SITUASINYA cukup sulit. Suatu hari di tahun 5 H telik sandi Nabi melaporkan: Madinah akan dikepung 10.000 prajurit dari suku-suku Arab yang gemar perang. Mereka akan menyerang dari utara, sebab di bagian yang lain dari Madinah hanya terdiri dari gunung, tanah-tanah kasar berbatu, dan kebun-kebun korma.
Rapat mengenai sistem pertahanan diadakan. Problemnya: prajurit musuh yang mengepung bahkan lebih banyak dari seluruh penduduk Madinah. Pendapat yang cemerlang datang dari Salman Al-Farisi, satu-satunya orang Persia di pihak Nabi. Ia mengusulkan pertahanan parit untuk menghalangi masuknya musuh. Orang-orang Persia terbiasa membuat parit di sekitar mereka ketika dikepung musuh. Lalu laki-laki muslim Madinah segera mengambil cangkul dan menggali parit yang cukup lebar dan dalam. Yang menarik adalah sepenggal cerita, sebuah perkataan nubuat: di bagian tanah yang keras, di mana beberapa sahabat Nabi menyerah mengurusnya, Nabi menghantam sekuat tenaga sambil mengucapkan: Aku diberi kunci-kunci Syam, aku diberi tanah Persi, aku diberi kunci-kunci Yaman.

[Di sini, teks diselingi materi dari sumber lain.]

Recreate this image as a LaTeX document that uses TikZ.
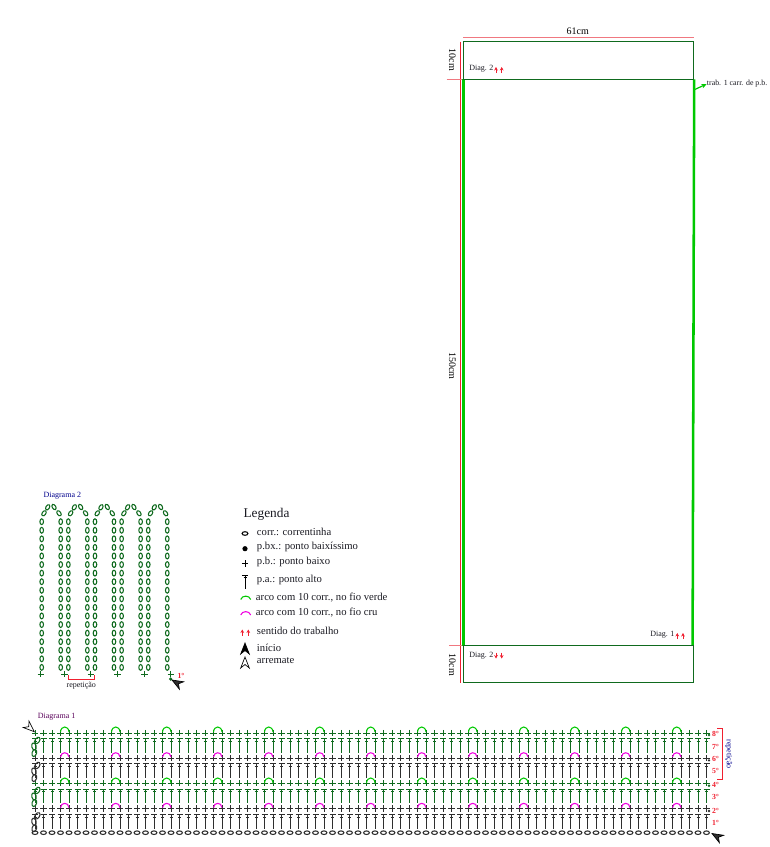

Dan yang terjadi bukan cuma batu yang hancur: beberapa tahun kemudian negeri Syam, Persi, dan Yaman masuk ke wilayah kekuasaan Islam di bawah Umar bin Khaththab.
Di Mesir, Sayyid Quthb pernah menulis buku berjudul Al-Mustaqbal li Hadzaddin dari dalam sel. Artinya: Masa Depan Milik Agama Ini. Dari judulnya saja kita cepat menyimpulkan keyakinan Qutbh: ia orang yang yakin Islam akan bangkit, meski Mesir di bawah pemerintahan diktator. Para tokoh muda Islam waktu itu berkomentar sinis: "Apakah ia sedang tenggelam dalam mimpinya, dalam khayalan dan angan kosong? Ke mana saja Anda, hai Sayyid Quthb? Tidakkah Anda saksikan bahwa semua da'i telah seluruhnya ke penjara. Dan dari 120.000 mahasiswi Universitas Kairo hanya seorang yang berjilbab—keponakan Anda sendiri, putri Hmaidah Quthb. Di mana masa depan itu?"
Sinisme itu terjawab beberapa tahun kemudian, setelah Quthb mati di tiang gantung: kampus-kampus dipenuhi para perempuan yang menutup aurat, dan masjid-masjid kembali hidup.